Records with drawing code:
>>>>>
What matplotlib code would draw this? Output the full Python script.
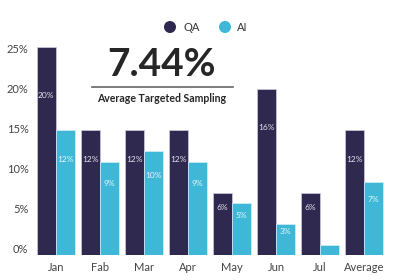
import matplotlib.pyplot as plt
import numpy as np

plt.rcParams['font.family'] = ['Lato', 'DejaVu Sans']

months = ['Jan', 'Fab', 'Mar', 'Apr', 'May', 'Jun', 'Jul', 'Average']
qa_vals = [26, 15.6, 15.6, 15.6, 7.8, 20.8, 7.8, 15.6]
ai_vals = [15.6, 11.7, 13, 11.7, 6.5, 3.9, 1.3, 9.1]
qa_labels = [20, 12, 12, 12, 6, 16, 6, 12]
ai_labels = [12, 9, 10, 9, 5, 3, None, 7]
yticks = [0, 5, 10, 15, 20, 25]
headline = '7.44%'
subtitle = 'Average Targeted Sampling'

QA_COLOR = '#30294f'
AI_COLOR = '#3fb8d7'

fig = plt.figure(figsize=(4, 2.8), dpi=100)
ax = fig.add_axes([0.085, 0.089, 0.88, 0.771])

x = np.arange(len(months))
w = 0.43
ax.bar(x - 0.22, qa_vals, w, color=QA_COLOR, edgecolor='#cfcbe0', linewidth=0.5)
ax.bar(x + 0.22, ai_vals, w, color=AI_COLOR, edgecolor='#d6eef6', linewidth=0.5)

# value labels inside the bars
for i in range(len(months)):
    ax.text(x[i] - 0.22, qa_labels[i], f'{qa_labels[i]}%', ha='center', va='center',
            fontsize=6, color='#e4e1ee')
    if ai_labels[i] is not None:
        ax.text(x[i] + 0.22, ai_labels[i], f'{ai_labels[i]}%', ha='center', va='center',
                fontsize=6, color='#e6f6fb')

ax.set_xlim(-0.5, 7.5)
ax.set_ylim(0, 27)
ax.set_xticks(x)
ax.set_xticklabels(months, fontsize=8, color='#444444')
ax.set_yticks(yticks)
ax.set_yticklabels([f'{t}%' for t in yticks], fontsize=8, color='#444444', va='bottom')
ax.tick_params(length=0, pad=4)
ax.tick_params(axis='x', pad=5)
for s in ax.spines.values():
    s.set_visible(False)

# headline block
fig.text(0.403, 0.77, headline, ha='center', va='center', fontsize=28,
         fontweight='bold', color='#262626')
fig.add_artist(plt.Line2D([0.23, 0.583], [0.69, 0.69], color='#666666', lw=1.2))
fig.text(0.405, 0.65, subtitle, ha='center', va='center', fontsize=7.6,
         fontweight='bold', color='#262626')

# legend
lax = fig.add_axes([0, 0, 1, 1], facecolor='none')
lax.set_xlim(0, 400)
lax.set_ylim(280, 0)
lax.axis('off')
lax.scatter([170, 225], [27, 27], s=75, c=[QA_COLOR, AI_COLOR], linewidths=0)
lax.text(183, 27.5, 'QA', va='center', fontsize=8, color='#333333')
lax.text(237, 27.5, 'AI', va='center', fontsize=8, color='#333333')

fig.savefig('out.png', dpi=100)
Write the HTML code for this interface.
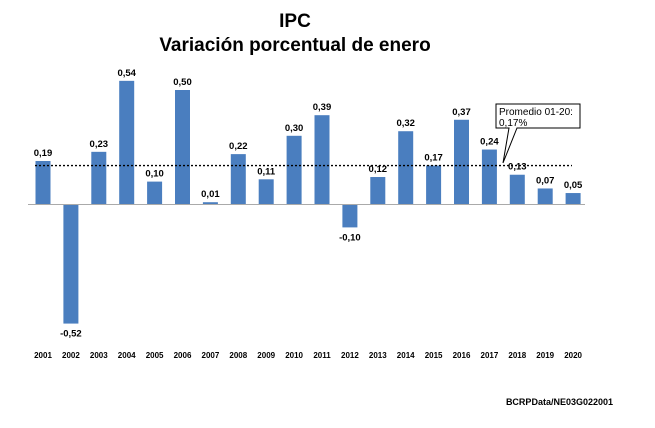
<<<<<
(TASK INSTRUCTIONS)
Could you repeat exactly the lines from the first one of the records above through the line containing "ax = fig.add_axes([0.085, 0.089, 0.88, 0.771])", leaving out any pictures?

(SOLUTION TO THIS TASK)
What matplotlib code would draw this? Output the full Python script.
import matplotlib.pyplot as plt
import numpy as np

plt.rcParams['font.family'] = ['Lato', 'DejaVu Sans']

months = ['Jan', 'Fab', 'Mar', 'Apr', 'May', 'Jun', 'Jul', 'Average']
qa_vals = [26, 15.6, 15.6, 15.6, 7.8, 20.8, 7.8, 15.6]
ai_vals = [15.6, 11.7, 13, 11.7, 6.5, 3.9, 1.3, 9.1]
qa_labels = [20, 12, 12, 12, 6, 16, 6, 12]
ai_labels = [12, 9, 10, 9, 5, 3, None, 7]
yticks = [0, 5, 10, 15, 20, 25]
headline = '7.44%'
subtitle = 'Average Targeted Sampling'

QA_COLOR = '#30294f'
AI_COLOR = '#3fb8d7'

fig = plt.figure(figsize=(4, 2.8), dpi=100)
ax = fig.add_axes([0.085, 0.089, 0.88, 0.771])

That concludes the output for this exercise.